Tuesday, March 1, 2011

Bait and Switch: The (Futile) Pursuit of the American Dream, by Barbara Ehrenreich

237 pages
Metropolitan Books
$3.95 from Thriftbooks.com

Barbara Ehrenreich's Nickel and Dimed was a runaway hit when it landed in bookstores in 2001. The book, an investigation of the plight of the working poor, boosted her reputation and sparked new conversation about the economic shackles that hinder advancement among America's minimum wage workers, but it also prompted a backlash from one frustrated white collar worker:

"Try investigating people like me who didn't have babies in high school, who made good grades. . . who instead of getting promoted or paid fairly must regress to working for $7/hour, having their student loans in perpetual deferment, living at home with their parents, and generally exist in debt which they feel they may never get out of."
The writer's response was 2005's Bait and Switch. Using undercover tactics to examine the lives of unemployed and underemployed white collar mid-managers, Ehrenreich made her escape from the academic ivory tower, reverted to her maiden name, and slipped into the crowds as an out-of-work PR rep searching for employment in Atlanta, GA. She began where we all do: molding the details of her past into self-aggrandizing resume bullets, hitting up the electronic job boards, and taking on the world of opportunities with high self-esteem and high expectations for landing the dream job. The book tracks her arc of frustration, disappointment, and desperation, and illustrates a glimpse of sleazy entrepreneurs who prey on the unemployed: job coaches, exclusive networking circles, employee investment pyramids, and proselytizing church-run support groups.

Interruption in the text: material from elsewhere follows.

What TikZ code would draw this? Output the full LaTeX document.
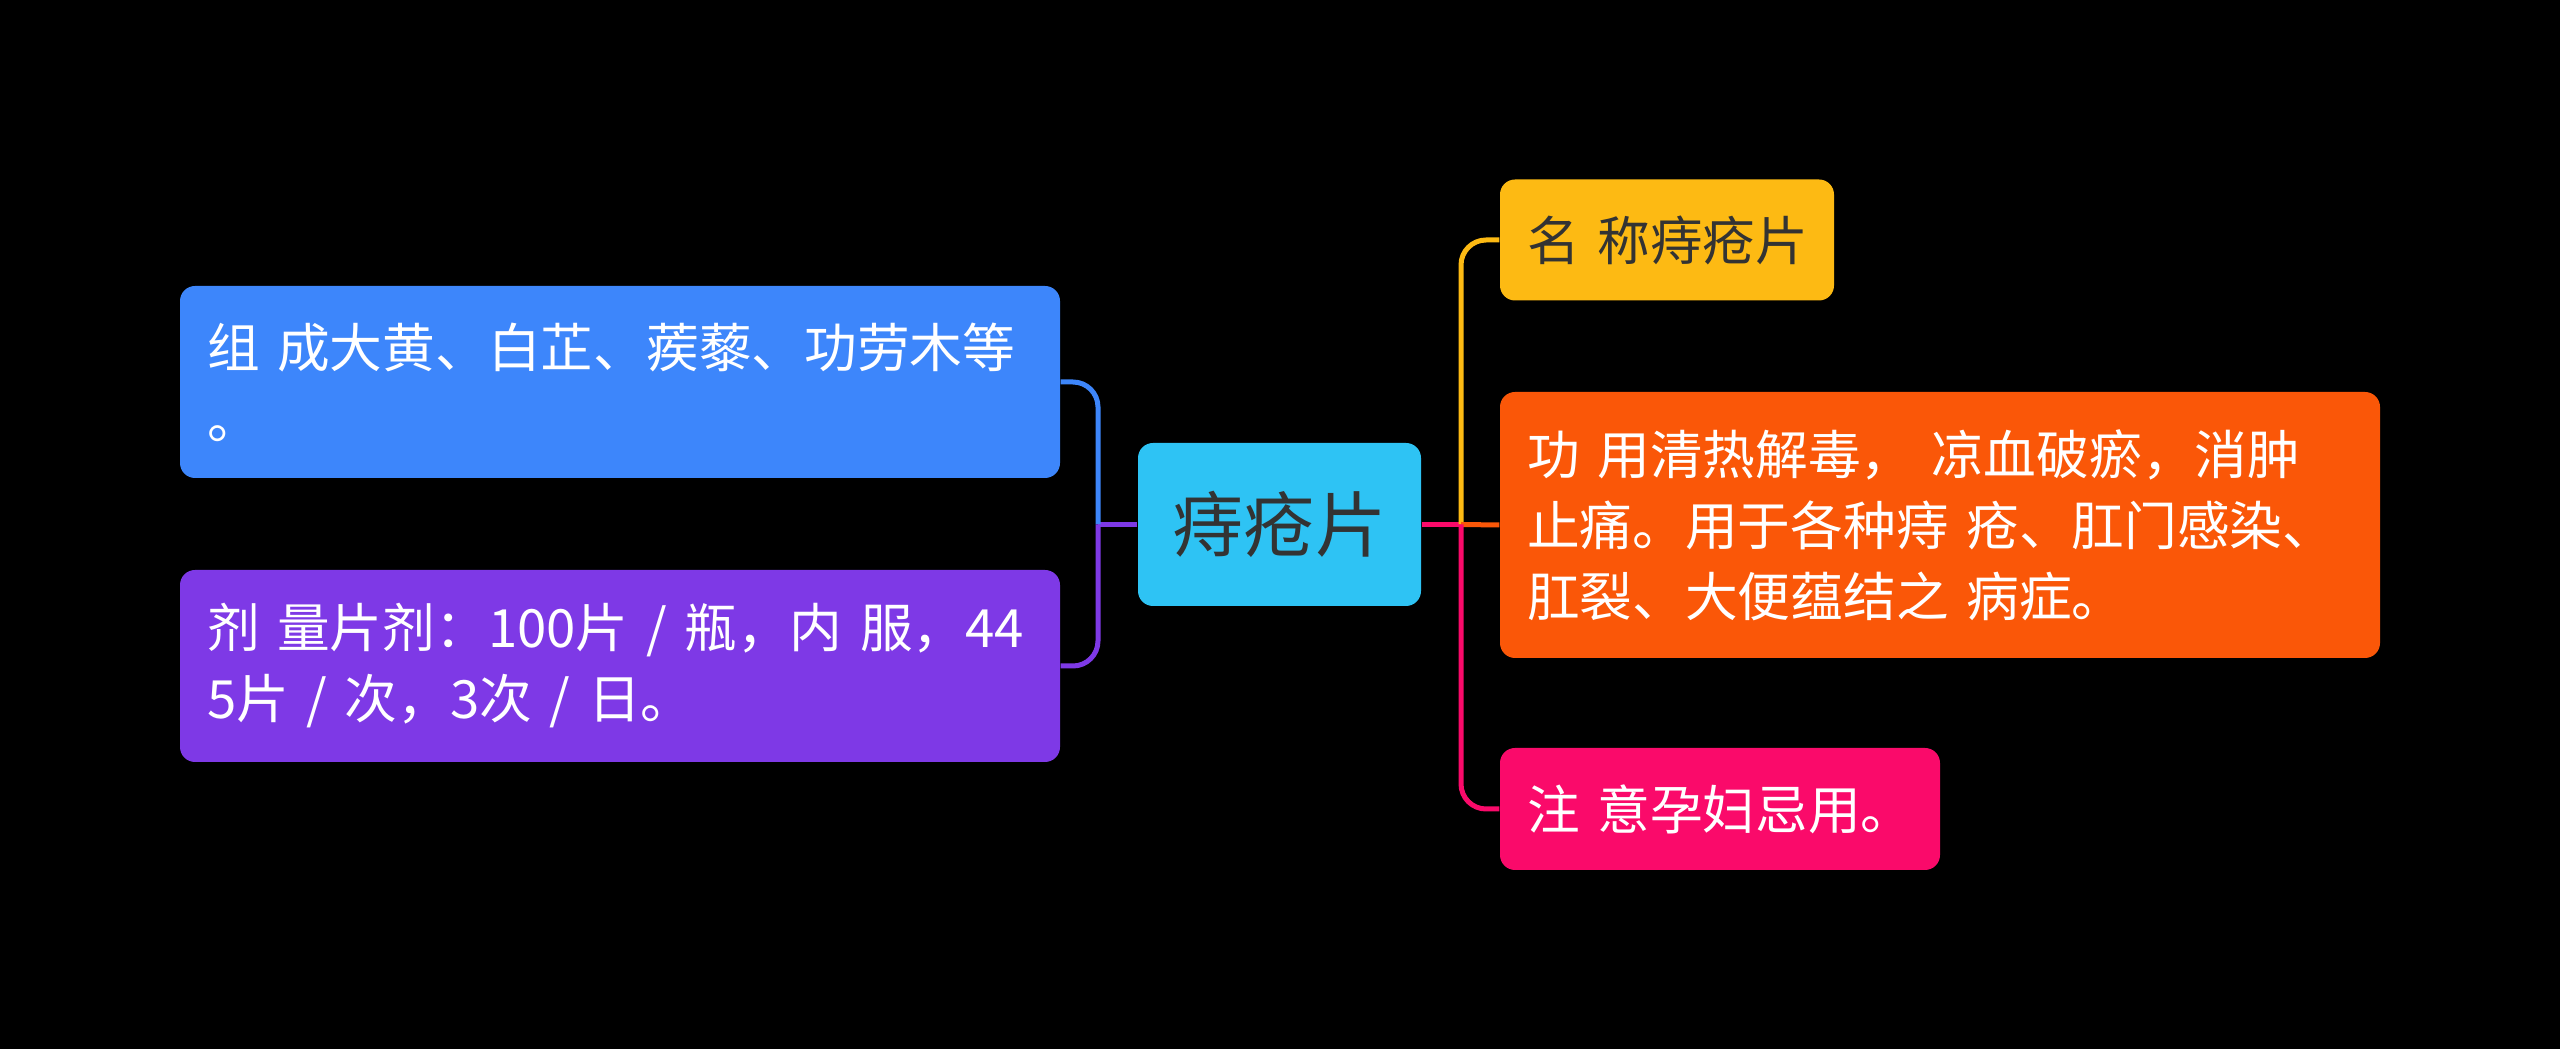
\documentclass[tikz,border=0pt]{standalone}
\usepackage{fontspec}
\usepackage{tikz}
\usetikzlibrary{positioning,calc}
\usepackage{xcolor}
\newfontfamily\cjk{Noto Sans CJK SC}
\definecolor{cblue}{HTML}{3D86FB}
\definecolor{cviolet}{HTML}{7E39E6}
\definecolor{ccyan}{HTML}{2EC3F4}
\definecolor{cyellow}{HTML}{FDBA13}
\definecolor{corange}{HTML}{FA5708}
\definecolor{cpink}{HTML}{FA0A6A}
\definecolor{cdark}{HTML}{333333}

\begin{document}
\begin{tikzpicture}[
    box/.style={rounded corners=0.15cm, inner xsep=0.27cm, inner ysep=0pt, align=left,
        text=white, font={\cjk\fontsize{15pt}{20.2pt}\selectfont}},
    link/.style={line width=0.05cm, rounded corners=0.25cm}]
    \fill[black] (0,0) rectangle (25.6,-10.49);
    % centre topic
    \node[box, fill=ccyan, text=cdark, align=center, text width=2.29cm, minimum height=1.63cm,
        font={\cjk\fontsize{20.3pt}{24pt}\selectfont}] (zhichuang) at (12.795,-5.245) {痔疮片};
    % left branches
    \node[box, fill=cblue, text width=8.26cm, minimum height=1.92cm] (zucheng) at (6.2,-3.82)
        {组 成大黄、白芷、蒺藜、功劳木等\\。};
    \node[box, fill=cviolet, text width=8.26cm, minimum height=1.92cm] (jiliang) at (6.2,-6.66)
        {剂 量片剂：100片 / 瓶，内 服，44\\5片 / 次，3次 / 日。};
    % right branches
    \node[box, fill=cyellow, text=cdark, text width=2.80cm, minimum height=1.21cm] (mingcheng) at (16.67,-2.40)
        {\mbox{名 称痔疮片}};
    \node[box, fill=corange, text width=8.26cm, minimum height=2.66cm] (gongyong) at (19.40,-5.25)
        {功 用清热解毒， 凉血破瘀，消肿\\止痛。用于各种痔 疮、肛门感染、\\肛裂、大便蕴结之 病症。};
    \node[box, fill=cpink, text width=3.86cm, minimum height=1.22cm] (zhuyi) at (17.20,-8.09)
        {\mbox{注 意孕妇忌用。}};
    % connectors
    \coordinate (ltrunk) at (10.98,-5.245);
    \coordinate (rtrunk) at (14.61,-5.245);
    \draw[link, cviolet] (zhichuang.west) -- (ltrunk);
    \draw[link, cblue] (ltrunk) |- (zucheng.east);
    \draw[link, cviolet] (ltrunk) |- (jiliang.east);
    \draw[link, cpink] (zhichuang.east) -- (rtrunk);
    \draw[link, cyellow] (rtrunk) |- (mingcheng.west);
    \draw[link, corange] (rtrunk) -- (gongyong.west);
    \draw[link, cpink] (rtrunk) |- (zhuyi.west);
\end{tikzpicture}
\end{document}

It was a good idea to expand upon the success of Nickel and Dimed with a study of unemployed white-collar workers, but Ehrenreich's approach to job seeking is faulted from the beginning. People who've struggled to find employment--myself included--can nod in appreciation at the author's effort to draft and perfect a resume, the frustration in not receiving a response when employers decline an application, and the stress over bills, family, and future. But I felt Ehrenreich's hunt was riddled with tactical errors, and didn't reflect the approaches and challenges of the white collar unemployed. Instead of casting for a network of support, she entered the search as a consumer of job search support services: contracting expensive job coaches, flying across the country to attend seminars, and expending valuable time on support networks grounded in a mission of religious witnessing. Twenty minutes' worth of internet research would have eliminated these bodies from most job-seekers' circle of resources, and I wondered if this book were more of an expose of the sham "experts" and professional coaches who promise access to dream jobs. That reminds me: I'd like to give a shoutout to Jobfox. Thank you for your unsolicited criticism of my resume, and your $400 offer to rewrite it for me.

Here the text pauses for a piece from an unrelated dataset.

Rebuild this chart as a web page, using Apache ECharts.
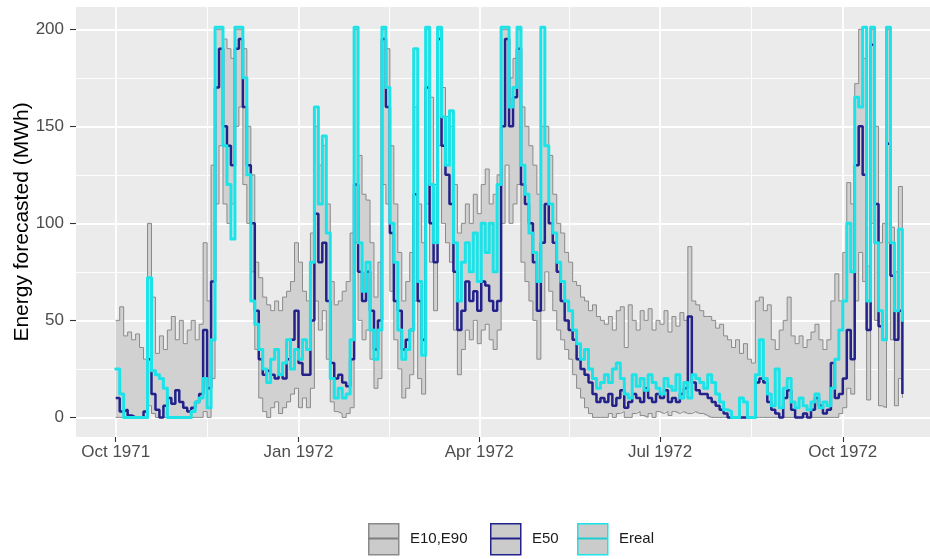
<!DOCTYPE html>
<html>
<head>
<meta charset="utf-8">
<script src="https://cdn.jsdelivr.net/npm/echarts@6/dist/echarts.min.js"></script>
<style>
  html, body { margin: 0; padding: 0; background: #ffffff; }
  #chart { width: 930px; height: 559px; }
</style>
</head>
<body>
<div id="chart"></div>
<script>
// Daily energy forecast quantiles and observed energy, sampled every second day
const firstDate = '1971-10-01';
const stepDays = 2;

const e10 = [
  0, 0, 0, 0, 0, 0, 0, 0, 6, 2,
  0, 0, 0, 0, 0, 0, 0, 0, 0, 0,
  0, 0, 3, 0, 20, 110, 140, 110, 100, 110,
  150, 160, 120, 100, 75, 35, 10, 3, 0, 5,
  8, 2, 5, 8, 12, 15, 5, 10, 5, 15,
  60, 45, 55, 30, 8, 3, 2, 0, 2, 5,
  90, 50, 40, 45, 30, 15, 20, 120, 110, 65,
  40, 25, 10, 15, 22, 60, 20, 12, 110, 80,
  55, 140, 100, 90, 80, 45, 22, 35, 45, 40,
  50, 38, 45, 48, 40, 35, 45, 100, 130, 100,
  110, 120, 80, 70, 60, 50, 30, 55, 75, 65,
  55, 45, 40, 35, 30, 22, 15, 10, 5, 2,
  0, 0, 0, 0, 2, 0, 2, 3, 0, 0,
  2, 3, 1, 0, 2, 0, 3, 2, 3, 1,
  3, 2, 3, 2, 2, 3, 2, 2, 1, 0,
  0, 0, 0, 0, 0, 0, 0, 0, 0, 0,
  0, 0, 0, 0, 0, 0, 0, 0, 0, 0,
  0, 0, 0, 0, 0, 0, 0, 0, 0, 0,
  0, 0, 2, 5, 15, 12, 60, 85, 70, 9,
  100, 50, 6, 5, 90, 40, 6, 20, 10
];

const e50 = [
  10, 3, 4, 1, 0, 0, 0, 3, 30, 12,
  4, 0, 6, 10, 7, 14, 8, 5, 3, 5,
  8, 12, 45, 15, 70, 170, 190, 150, 140, 130,
  190, 195, 160, 130, 100, 55, 30, 22, 24, 22,
  20, 22, 20, 30, 40, 55, 28, 22, 22, 50,
  105, 80, 90, 60, 28, 20, 22, 18, 16, 30,
  120, 75, 60, 75, 55, 35, 50, 195, 160, 95,
  60, 55, 35, 40, 45, 115, 60, 40, 170, 100,
  80, 195, 140, 125, 110, 75, 45, 55, 70, 60,
  65, 55, 70, 68, 60, 55, 60, 150, 195, 150,
  165, 190, 120, 110, 100, 80, 55, 90, 110, 100,
  90, 75, 60, 50, 45, 40, 30, 25, 22, 18,
  12, 8, 10, 8, 12, 6, 10, 14, 5, 8,
  12, 10, 8, 15, 10, 8, 12, 10, 14, 8,
  10, 8, 12, 15, 52, 18, 14, 12, 12, 10,
  8, 6, 4, 2, 0, 0, 0, 0, 0, 0,
  0, 18, 20, 18, 8, 4, 2, 0, 10, 14,
  4, 0, 0, 2, 0, 4, 10, 6, 2, 4,
  28, 10, 12, 20, 45, 30, 130, 150, 125, 45,
  192, 110, 47, 40, 141, 73, 40, 55, 12
];

const e90 = [
  50, 57, 42, 44, 40, 43, 36, 30, 100, 62,
  33, 42, 35, 45, 52, 40, 50, 38, 45, 50,
  40, 48, 90, 60, 130, 200, 200, 195, 190, 185,
  200, 200, 190, 150, 125, 80, 72, 62, 58, 55,
  60, 55, 62, 65, 70, 90, 80, 65, 60, 95,
  150, 130, 140, 110, 70, 58, 60, 65, 70, 95,
  200, 135, 115, 112, 90, 62, 80, 200, 190, 140,
  110, 85, 60, 70, 85, 160, 110, 90, 200, 165,
  120, 200, 170, 155, 150, 120, 95, 100, 110, 100,
  115, 105, 120, 128, 110, 115, 125, 200, 200, 175,
  185, 200, 160, 150, 140, 130, 115, 150, 150, 135,
  115, 100, 95, 85, 80, 70, 68, 62, 60, 55,
  58, 52, 50, 48, 52, 45, 55, 57, 36, 58,
  50, 45, 55, 50, 56, 45, 50, 48, 55, 44,
  52, 47, 54, 50, 88, 60, 58, 55, 52, 52,
  50, 46, 48, 42, 40, 36, 40, 33, 38, 30,
  28, 60, 62, 55, 58, 40, 35, 45, 50, 62,
  42, 38, 42, 36, 40, 44, 48, 40, 35, 40,
  60, 74, 60, 85, 121, 110, 172, 200, 185, 78,
  200, 150, 90, 100, 200, 98, 75, 119, 90
];

const ereal = [
  25, 12, 0, 0, 0, 0, 0, 0, 72, 24,
  22, 20, 15, 0, 0, 0, 0, 0, 0, 3,
  8, 10, 20, 5, 40, 201, 201, 140, 120, 92,
  201, 201, 175, 125, 60, 48, 35, 25, 18, 30,
  35, 22, 28, 40, 25, 35, 30, 40, 35, 80,
  160, 110, 145, 95, 20, 10, 15, 10, 12, 40,
  201, 90, 65, 80, 45, 30, 45, 201, 170, 100,
  80, 45, 30, 35, 45, 190, 70, 32, 201, 120,
  90, 201, 155, 130, 158, 90, 60, 80, 90, 75,
  95, 70, 100, 85, 100, 75, 120, 201, 201, 160,
  170, 201, 130, 115, 95, 85, 70, 201, 140, 110,
  95, 80, 70, 60, 55, 45, 38, 30, 35, 25,
  20, 15, 18, 22, 18, 25, 28, 20, 12, 10,
  22, 16, 20, 14, 22, 18, 15, 12, 20, 16,
  14, 22, 10, 18, 10, 22, 20, 18, 15, 22,
  18, 12, 8, 4, 3, 0, 0, 10, 8, 0,
  0, 22, 40, 20, 12, 6, 25, 5, 15, 20,
  8, 5, 10, 6, 4, 8, 12, 5, 8, 6,
  15, 30, 45, 60, 100, 75, 165, 160, 201, 60,
  201, 90, 55, 40, 201, 90, 55, 97, 50
];

const tickDates = ['1971-10-01', '1972-01-01', '1972-04-01', '1972-07-01', '1972-10-01'];
const tickLabels = ['Oct 1971', 'Jan 1972', 'Apr 1972', 'Jul 1972', 'Oct 1972'];
const yTicks = [0, 50, 100, 150, 200];
const yMinorTicks = [25, 75, 125, 175];
const legendLabels = ['E10,E90', 'E50', 'Ereal'];

// ---- axis helpers: x is measured in days since firstDate ----
const DAY = 86400000;
const t0 = Date.parse(firstDate);
const dayOf = (iso) => Math.round((Date.parse(iso) - t0) / DAY);
const xs = e90.map((_, i) => i * stepDays);
const tickDays = tickDates.map(dayOf);
const minorDays = tickDays.slice(1).map((d, i) => (d + tickDays[i]) / 2);

const xMin = -20;
const xMax = 409.9;
const yMin = -10.1;
const yMax = 211.5;

const FONT = '"Liberation Sans", Arial, Helvetica, sans-serif';
const BAND_LINE = '#8A8A8A';
const BAND_FILL = '#D1D1D1';
const NAVY = '#22228A';
const CYAN = '#1CE3E8';

const pairs = (arr) => arr.map((v, i) => [xs[i], v]);

// staircase vertices (value held until the next sample) of one series
const stepVertices = (arr) => {
  const out = [];
  arr.forEach((v, i) => {
    out.push([xs[i], v]);
    if (i < arr.length - 1) out.push([xs[i + 1], v]);
  });
  return out;
};

// ribbon between E10 and E90, drawn once as a single polygon
const renderBand = (params, api) => {
  if (params.dataIndex !== 0) return null;
  const upper = stepVertices(e90);
  const lower = stepVertices(e10).reverse();
  const points = upper.concat(lower).map((p) => api.coord(p));
  return {
    type: 'polygon',
    shape: { points },
    style: { fill: BAND_FILL, stroke: null },
    silent: true
  };
};

const majorGrid = { show: true, lineStyle: { color: '#FFFFFF', width: 1.8 } };
const minorGrid = { show: true, lineStyle: { color: '#FFFFFF', width: 0.9 } };

const chart = echarts.init(document.getElementById('chart'), null, { renderer: 'canvas' });

// legend keys drawn as boxes with a centre stroke
const legendStyles = [
  { stroke: BAND_LINE, line: '#7E7E7E' },
  { stroke: NAVY, line: NAVY },
  { stroke: CYAN, line: '#22CDD0' }
];
const keyLefts = [368, 490, 577];
const graphics = [];
legendLabels.forEach((label, i) => {
  const x = keyLefts[i];
  graphics.push({
    type: 'rect', left: x, top: 523,
    shape: { width: 30, height: 31 },
    style: { fill: '#CBCBCB', stroke: legendStyles[i].stroke, lineWidth: 1.5 }
  });
  graphics.push({
    type: 'line',
    shape: { x1: x, y1: 538.5, x2: x + 30, y2: 538.5 },
    style: { stroke: legendStyles[i].line, lineWidth: 2 }
  });
  graphics.push({
    type: 'text', left: x + 42, top: 531,
    style: { text: label, fill: '#1A1A1A', font: '15px ' + FONT }
  });
});

const option = {
  animation: false,
  backgroundColor: '#FFFFFF',
  grid: {
    left: 76, right: 0, top: 7, bottom: 122,
    show: true, backgroundColor: '#EBEBEB', borderWidth: 0
  },
  xAxis: [
    {
      type: 'value', min: xMin, max: xMax,
      axisLine: { show: false, onZero: false },
      axisTick: { show: true, customValues: tickDays, length: 5, lineStyle: { color: '#333333', width: 1.1 } },
      axisLabel: {
        customValues: tickDays,
        formatter: (v) => {
          const k = tickDays.indexOf(v);
          return k >= 0 ? tickLabels[k] : '';
        },
        color: '#4D4D4D', fontSize: 17, fontFamily: FONT, margin: 7
      },
      splitLine: majorGrid
    },
    {
      type: 'value', min: xMin, max: xMax, position: 'bottom',
      axisLine: { show: false, onZero: false },
      axisTick: { show: false, customValues: minorDays },
      axisLabel: { show: false, customValues: minorDays },
      splitLine: minorGrid
    }
  ],
  yAxis: [
    {
      type: 'value', min: yMin, max: yMax,
      axisLine: { show: false, onZero: false },
      axisTick: { show: true, customValues: yTicks, length: 6, lineStyle: { color: '#333333', width: 1.1 } },
      axisLabel: { customValues: yTicks, color: '#4D4D4D', fontSize: 17, fontFamily: FONT, margin: 12 },
      splitLine: majorGrid,
      name: 'Energy forecasted (MWh)',
      nameLocation: 'middle', nameGap: 43, nameMoveOverlap: false,
      nameTextStyle: { color: '#000000', fontSize: 21, fontFamily: FONT }
    },
    {
      type: 'value', min: yMin, max: yMax, position: 'left',
      axisLine: { show: false, onZero: false },
      axisTick: { show: false, customValues: yMinorTicks },
      axisLabel: { show: false, customValues: yMinorTicks },
      splitLine: minorGrid
    }
  ],
  series: [
    {
      name: 'E10,E90', type: 'custom', renderItem: renderBand,
      xAxisIndex: 0, yAxisIndex: 0, clip: true,
      data: e90.map((v, i) => [xs[i], e10[i], v]),
      encode: { x: 0, y: [1, 2] },
      z: 1
    },
    {
      name: 'E10', type: 'line', step: 'end', symbol: 'none',
      xAxisIndex: 0, yAxisIndex: 0,
      data: pairs(e10),
      lineStyle: { color: BAND_LINE, width: 1 }, z: 2
    },
    {
      name: 'E90', type: 'line', step: 'end', symbol: 'none',
      xAxisIndex: 0, yAxisIndex: 0,
      data: pairs(e90),
      lineStyle: { color: BAND_LINE, width: 1 }, z: 2
    },
    {
      name: 'E50', type: 'line', step: 'end', symbol: 'none',
      xAxisIndex: 0, yAxisIndex: 0,
      data: pairs(e50),
      lineStyle: { color: NAVY, width: 2.5 }, z: 3
    },
    {
      name: 'Ereal', type: 'line', step: 'end', symbol: 'none',
      xAxisIndex: 0, yAxisIndex: 0,
      data: pairs(ereal),
      lineStyle: { color: CYAN, width: 3, join: 'round', cap: 'round' }, z: 4
    }
  ],
  graphic: graphics
};

chart.setOption(option);
</script>
</body>
</html>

But back to the book. I was somewhat disappointed that Ehrenreich chose to make these parasites the focus of her book, and not the real challenges facing white collar workers. One reason Nickel and Dimed was so successful was because it exposed the reader audience to the very real problems of blue collar undercompensation, challenges in organizing and lack of benefits. The white collar unemployed face their own difficulties, but getting sucked into dopey job search support schemes isn't usually one of them. It was strange to me that the author made these schemes the focus of her book.

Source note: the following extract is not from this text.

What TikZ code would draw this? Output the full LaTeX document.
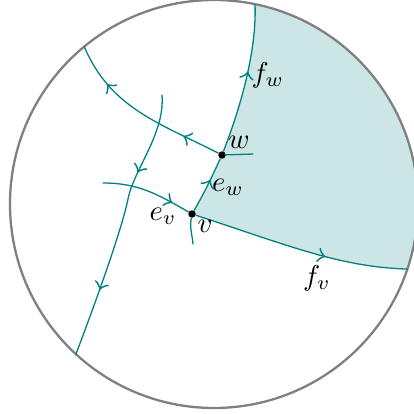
\documentclass[tikz,border=0pt]{standalone}
\usetikzlibrary{decorations.markings,backgrounds}
\begin{document}
\begin{tikzpicture}[x=0.01225cm,y=0.01225cm,line cap=round,line join=round,>=to,
  edge/.style={teal,line width=0.45pt},
  midarrow/.style={postaction={decorate,decoration={markings,mark=at position #1 with {\arrow[scale=1.4]{>}}}}},
  vertex/.style={circle,fill=black,inner sep=0pt,minimum size=2.6pt}]
  \useasboundingbox (0,0) rectangle (414,414);
  \coordinate (o) at (214,210);
  \node[vertex] (v) at (192,200) {};
  \node[vertex] (w) at (222,259) {};
  \coordinate (ft) at ([shift={(214,210)}]78.4:204);
  \coordinate (fe) at ([shift={(214,210)}]-18.6:204);
  \coordinate (a1) at ([shift={(214,210)}]129.5:204);
  \coordinate (a2) at (253,260);
  \coordinate (a3) at (193,170);
  \coordinate (b1) at (103,231);
  \coordinate (c1) at (162,319);
  \coordinate (c2) at (128,215);
  \coordinate (c3) at ([shift={(214,210)}]-132.6:204);
  % shaded face
  \begin{scope}[on background layer]
    \fill[teal!20] (v.center) to[out=60,in=245] (w.center) .. controls (238,300) and (257,360) .. (ft)
      arc[start angle=78.4,end angle=-18.6,radius=204] .. controls (340,147) and (290,168) .. (v.center) -- cycle;
  \end{scope}
  \draw[gray,line width=0.8pt] (o) circle[radius=204];
  % edges
  \draw[edge,midarrow=0.6] (v) to[out=60,in=245] (w);
  \draw[edge,midarrow=0.55] (w) .. controls (238,300) and (257,360) .. (ft);
  \draw[edge,midarrow=0.62] (v) .. controls (290,168) and (340,147) .. (fe);
  \draw[edge,midarrow=0.22,midarrow=0.75] (w) to[out=153,in=-67] (a1);
  \draw[edge] (w) -- (a2);
  \draw[edge] (v) to[out=-100,in=95] (a3);
  \draw[edge,midarrow=0.8] (b1) to[out=0,in=150] (v);
  \draw[edge,midarrow=0.3,midarrow=0.75] (c1) .. controls (165,280) and (134,245) .. (c2)
    .. controls (122,185) and (95,110) .. (c3);
  % labels
  \node[inner sep=1pt] (lw) at (239,272) {$w$};
  \node[inner sep=1pt] (lew) at (228,227) {$e_w$};
  \node[inner sep=1pt] (lev) at (163,198) {$e_v$};
  \node[inner sep=1pt] (lv) at (205,188) {$v$};
  \node[inner sep=1pt] (lfw) at (268,339) {$f_w$};
  \node[inner sep=1pt] (lfv) at (317,136) {$f_v$};
\end{tikzpicture}
\end{document}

There were other very important points covered in this story. One that resonated most with me was Ehrenreich's comment on the strange, silent responses to most job inquiries--of pouring heart and soul into cover letters and hearing nothing. "The feeling is one of complete invisibility and futility: you pound on the door, you yell and scream, but the door remains sealed shut in your face," she writes. It's a feeling of exasperation that dogs her right up to the end of her 10 month search for employment. "I am overwhelmed by a sense of futility. If this were my real life and actual livelihood were at stake, I would be climbing the walls. But even in my artificial situation as a journalist-slash-job seeker, I cannot help feeling the rejection. All my life . . . I've found myself in one strange situation after another, and always managed to succeed or at least survive. Am I not plucky, resourceful, even a wee bit charismatic? The answer, coming in the form of nothing at all--no responses, no nibbles, no interest of any kind--apparently is not."

But herein Ehrenreich states the central problem of this book: her real life and livelihood did not actually depend on the outcome of her search. Ehrenreich didn't find herself socially alienated in the dead hours of the workday, isolated by poverty and stressed over dwindling funds, fretting that her lack of engagement and lack of pay kept her from moving on with her life. Desperation, depression and fear are critical elements missing from this account, and I think that's why any real assessment of the lifestyles of the unemployed needs to start with the narrative accounts of the chronically unemployed.

That said, Ehrenreich is still a very smart writer, expert at rendering details and encounters with sardonic wit and wry cynicism. Despite my problems with her approach to the subject matter, I still had a lot of fun with the book. And if you enjoyed Nickel and Dimed, you're likely to appreciate this one, at least for some of its mental imagery, if not for its thorough examination of the subject.